Frei Betto nunca foi do PT, ao contrário do que muitos pensam; continua amigo do ex-presidente Luiz Inácio Lula da Silva, embora tenha entrado no seu primeiro governo e não poupado críticas quando saiu, mas conta que tem um pacto de não falar na amizade. Ela está fora disso. E, apesar de todas as críticas - basicamente, a de que o governo substituiu o Fome Zero, que previa portas de saída do programa, pelo Bolsa Família, que é um programa compensatório de renda -, julga que o presidente Lula fez o melhor governo do período republicano. Falta ainda. Principalmente educação - "falta um Paulo Freire, falta um Anísio Teixeira". A questão ambiental também ficou para trás.
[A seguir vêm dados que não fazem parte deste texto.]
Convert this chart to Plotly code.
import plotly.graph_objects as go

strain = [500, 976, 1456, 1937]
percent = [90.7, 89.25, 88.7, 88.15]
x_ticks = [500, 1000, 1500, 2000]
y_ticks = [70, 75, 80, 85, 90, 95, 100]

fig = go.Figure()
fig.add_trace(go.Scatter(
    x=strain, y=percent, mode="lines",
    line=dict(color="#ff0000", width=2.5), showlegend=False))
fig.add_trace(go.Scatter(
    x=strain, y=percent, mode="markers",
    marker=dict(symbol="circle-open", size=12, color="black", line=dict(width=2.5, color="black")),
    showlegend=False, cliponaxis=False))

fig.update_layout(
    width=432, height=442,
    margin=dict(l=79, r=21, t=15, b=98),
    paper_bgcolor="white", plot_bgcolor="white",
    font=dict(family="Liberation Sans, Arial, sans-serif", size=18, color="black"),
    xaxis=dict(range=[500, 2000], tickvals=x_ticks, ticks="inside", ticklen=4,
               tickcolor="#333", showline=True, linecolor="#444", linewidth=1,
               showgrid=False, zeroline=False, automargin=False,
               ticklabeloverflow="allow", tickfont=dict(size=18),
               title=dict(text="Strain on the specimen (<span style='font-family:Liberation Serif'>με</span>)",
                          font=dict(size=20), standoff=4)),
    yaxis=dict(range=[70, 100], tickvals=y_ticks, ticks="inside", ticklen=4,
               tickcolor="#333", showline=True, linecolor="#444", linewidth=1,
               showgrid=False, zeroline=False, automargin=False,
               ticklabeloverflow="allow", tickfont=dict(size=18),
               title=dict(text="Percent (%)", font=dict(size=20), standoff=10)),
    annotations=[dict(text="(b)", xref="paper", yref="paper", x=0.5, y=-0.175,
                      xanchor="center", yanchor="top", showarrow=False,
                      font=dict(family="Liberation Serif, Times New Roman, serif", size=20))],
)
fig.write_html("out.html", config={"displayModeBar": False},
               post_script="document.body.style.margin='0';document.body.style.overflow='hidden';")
Falta também superar os anos de ditadura, afirma Frei Betto. Foram 21 anos que travaram a criação artística. A literatura não produz mais obras de arte. "Não houve uma revolução educacional depois da ditadura. Faltou reforma agrária, que poderia ter segurado população no campo e ter evitado a ocupação desordenada das cidades, responsável, por exemplo, pela catástrofe ocorrida na região serrana do Rio, que resultou em cerca de mil mortos."
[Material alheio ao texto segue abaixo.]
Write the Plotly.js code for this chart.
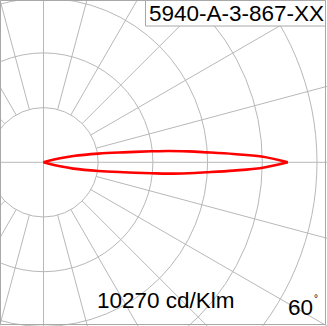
<!DOCTYPE html>
<html>
<head>
<meta charset="utf-8">
<script src="https://cdn.plot.ly/plotly-3.0.1.min.js"></script>
<style>
  html, body { margin: 0; padding: 0; background: #fff; }
  #chart { width: 327px; height: 326px; }
</style>
</head>
<body>
<div id="chart"></div>
<script>
// ---- data (cd/klm) ----
const ringValues = [2300, 4600, 6900, 9200, 11500];
const spokeAngles = [0, 15, 30, 45, 60, 75, 90, 105, 120, 135, 150, 165, 180,
                     195, 210, 225, 240, 255, 270, 285, 300, 315, 330, 345];
const curveAngles = [-16.5, -15, -13.6, -11.9, -9, -7.1, -5.8, -5.2, -4.3, -3.5, -2.5, -1.5, 0,
                     1.5, 2.5, 3.5, 4.3, 5.2, 5.8, 7.1, 9, 11.9, 13.6, 15, 16.5];
const curveIntensity = [0, 280, 715, 1283, 2334, 3381, 4567, 5277, 6114, 6867, 7998, 9171, 10270,
                        9171, 7998, 6867, 6114, 5277, 4567, 3381, 2334, 1283, 715, 280, 0];
const labelCode = "5940-A-3-867-XX";
const labelScale = "10270 cd/Klm";
const labelAngle = "60";

// ---- geometry of the view ----
const W = 327, H = 326;
const pxPerUnit = 54.7 / 2300;       // ring spacing in pixels per cd/klm
const cx = 43.5, cy = 162.3;          // pole position in pixels
const xRange = [-cx / pxPerUnit, (W - cx) / pxPerUnit];
const yRange = [-(H - cy) / pxPerUnit, cy / pxPerUnit];

const gridColor = '#b8b8b8';
const shapes = [];
ringValues.forEach(r => {
  shapes.push({type: 'circle', xref: 'x', yref: 'y', x0: -r, x1: r, y0: -r, y1: r,
               line: {color: gridColor, width: 1}, layer: 'below'});
});
const far = 20000;
spokeAngles.forEach(a => {
  const t = a * Math.PI / 180;
  const r0 = (a % 90 === 0) ? 0 : ringValues[0];
  shapes.push({type: 'line', xref: 'x', yref: 'y',
               x0: r0 * Math.cos(t), y0: r0 * Math.sin(t),
               x1: far * Math.cos(t), y1: far * Math.sin(t),
               line: {color: gridColor, width: 1}, layer: 'below'});
});
// frame
shapes.push({type: 'rect', xref: 'paper', yref: 'paper',
             x0: 0.5 / W, x1: 325.5 / W, y0: 1 - 324.5 / H, y1: 1 - 0.5 / H,
             line: {color: '#a8a8a8', width: 1}, fillcolor: 'rgba(0,0,0,0)'});
// code label box
shapes.push({type: 'rect', xref: 'paper', yref: 'paper',
             x0: 145.5 / W, x1: 325.5 / W, y0: 1 - 26 / H, y1: 1 - 0.5 / H,
             line: {color: '#a8a8a8', width: 1}, fillcolor: '#ffffff', layer: 'above'});

// split the curve into its two branches (each from the pole to the tip)
function branch(keep) {
  const xs = [], ys = [];
  curveAngles.forEach((a, i) => {
    if (!keep(a)) return;
    const t = a * Math.PI / 180;
    xs.push(curveIntensity[i] * Math.cos(t));
    ys.push(curveIntensity[i] * Math.sin(t));
  });
  return {type: 'scatter', mode: 'lines', x: xs, y: ys,
          line: {color: '#ff0000', width: 2.6, shape: 'spline', smoothing: 1},
          hoverinfo: 'skip'};
}
const traces = [branch(a => a <= 0), branch(a => a >= 0)];

const font = 'Liberation Sans, Arial, Helvetica, sans-serif';
const layout = {
  width: W, height: H,
  margin: {l: 0, r: 0, t: 0, b: 0, pad: 0},
  paper_bgcolor: '#ffffff', plot_bgcolor: '#ffffff',
  showlegend: false,
  xaxis: {range: xRange, visible: false, fixedrange: true},
  yaxis: {range: yRange, visible: false, fixedrange: true},
  shapes: shapes,
  annotations: [
    {xref: 'paper', yref: 'paper', x: 236 / W, y: 1 - 14 / H, xanchor: 'center', yanchor: 'middle',
     text: labelCode, showarrow: false, font: {family: font, size: 22.5, color: '#000'}},
    {xref: 'paper', yref: 'paper', x: 166.5 / W, y: 1 - 300 / H, xanchor: 'center', yanchor: 'middle',
     text: labelScale, showarrow: false, font: {family: font, size: 22.5, color: '#000'}},
    {xref: 'paper', yref: 'paper', x: 300.5 / W, y: 1 - 307 / H, xanchor: 'center', yanchor: 'middle',
     text: labelAngle, showarrow: false, font: {family: font, size: 22.5, color: '#000'}},
    {xref: 'paper', yref: 'paper', x: 316 / W, y: 1 - 298 / H, xanchor: 'center', yanchor: 'middle',
     text: '°', showarrow: false, font: {family: font, size: 10, color: '#000'}}
  ]
};

Plotly.newPlot('chart', traces, layout, {staticPlot: true, displayModeBar: false});
</script>
</body>
</html>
Acaba o café e a chuva passa. De repente, Frei Betto se apressa. Esqueceu o guarda-chuva no carro. É a chance que tem de chegar seco ao convento dominicano, em Perdizes, onde mora. Despedimo-nos. Eu, lamentando a evidência de que, na hora de escrever, muita história teria que ficar de fora das páginas do jornal. A vida intensa de Frei Betto, política e religiosa, não cabe em um tabloide. E certamente não se esgota nos livros biográficos que colecionou ao longo da vida.